TPG Capital LP is taking steps to support some portfolio company employees who could be affected by the recently rescinded Deferred Action for Childhood Arrivals program.
Jim Coulter and Jon Winkelried, co-CEOs based in the San Francisco office of private equity firm TPG, signed a Sept. 20 letter in support of DACA recipients, the second since August. Messrs Coulter and Winkelried are among more than 800 business leaders who have signed the letter asking congressional leaders to immediately pass a bill replacing the DACA program.
DACA gives roughly 800,000 young people who were brought to the U.S. without documentation as children the right to work and study in the U.S. legally. On Sept. 5, President Donald Trump rescinded DACA and urged Congress to advance immigration reform.
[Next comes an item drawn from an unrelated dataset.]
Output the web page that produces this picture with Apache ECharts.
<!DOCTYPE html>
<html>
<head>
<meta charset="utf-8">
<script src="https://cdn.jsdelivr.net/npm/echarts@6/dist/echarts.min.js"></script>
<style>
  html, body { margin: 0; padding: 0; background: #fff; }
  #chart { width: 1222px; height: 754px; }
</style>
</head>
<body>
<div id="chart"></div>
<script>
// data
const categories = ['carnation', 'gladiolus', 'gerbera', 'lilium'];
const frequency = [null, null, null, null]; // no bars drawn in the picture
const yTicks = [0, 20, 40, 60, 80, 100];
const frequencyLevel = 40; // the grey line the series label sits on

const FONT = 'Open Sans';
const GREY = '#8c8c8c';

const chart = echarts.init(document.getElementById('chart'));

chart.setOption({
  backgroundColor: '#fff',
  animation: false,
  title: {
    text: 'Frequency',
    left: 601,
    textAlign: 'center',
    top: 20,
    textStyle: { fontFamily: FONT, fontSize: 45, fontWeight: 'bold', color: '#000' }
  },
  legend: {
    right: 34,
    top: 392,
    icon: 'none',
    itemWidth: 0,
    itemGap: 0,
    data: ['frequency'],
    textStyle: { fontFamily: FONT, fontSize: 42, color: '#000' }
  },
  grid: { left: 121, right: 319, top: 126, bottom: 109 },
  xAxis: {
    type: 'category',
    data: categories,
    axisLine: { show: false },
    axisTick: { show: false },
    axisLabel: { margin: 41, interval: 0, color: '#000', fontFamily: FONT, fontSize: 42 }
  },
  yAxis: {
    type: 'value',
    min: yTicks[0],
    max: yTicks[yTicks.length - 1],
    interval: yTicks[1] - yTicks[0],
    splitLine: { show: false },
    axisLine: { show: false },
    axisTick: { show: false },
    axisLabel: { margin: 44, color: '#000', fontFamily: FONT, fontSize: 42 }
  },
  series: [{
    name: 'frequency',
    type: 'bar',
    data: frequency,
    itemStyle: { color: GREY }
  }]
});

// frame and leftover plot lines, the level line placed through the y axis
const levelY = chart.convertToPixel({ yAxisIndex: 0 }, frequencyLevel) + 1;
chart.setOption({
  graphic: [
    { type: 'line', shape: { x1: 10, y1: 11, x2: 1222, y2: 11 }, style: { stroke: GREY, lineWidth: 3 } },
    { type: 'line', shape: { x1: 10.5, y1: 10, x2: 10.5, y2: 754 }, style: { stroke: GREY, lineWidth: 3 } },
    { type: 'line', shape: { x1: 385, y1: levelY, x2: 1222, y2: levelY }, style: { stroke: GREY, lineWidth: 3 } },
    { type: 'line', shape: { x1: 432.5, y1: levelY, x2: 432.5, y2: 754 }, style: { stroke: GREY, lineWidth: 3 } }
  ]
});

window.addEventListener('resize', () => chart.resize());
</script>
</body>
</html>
TPG also is partnering with its portfolio companies to help pay the application fee, and in some cases, legal fees, of DACA recipients whose legal status ends March 5, 2018, according to sources. Those DACA recipients face an Oct. 5, 2017, deadline to renew their status.
Among the other executives who signed the second letter are Jeremy Levine, partner at Bessemer Venture Partners; John Doerr, chairman, and Brook Byers, a founding member and adviser to venture capital firm Kleiner Perkins Caufield & Byers; Susan Lyne, president and founding partner of venture capital firm BBG Ventures LLC and Reid Hoffman, partner at venture capital firm Greylock Partners. Also signing the letter was John Atkinson, managing partner at consulting firm Willis Towers Watson PLC and Warren E. Buffett on his own behalf.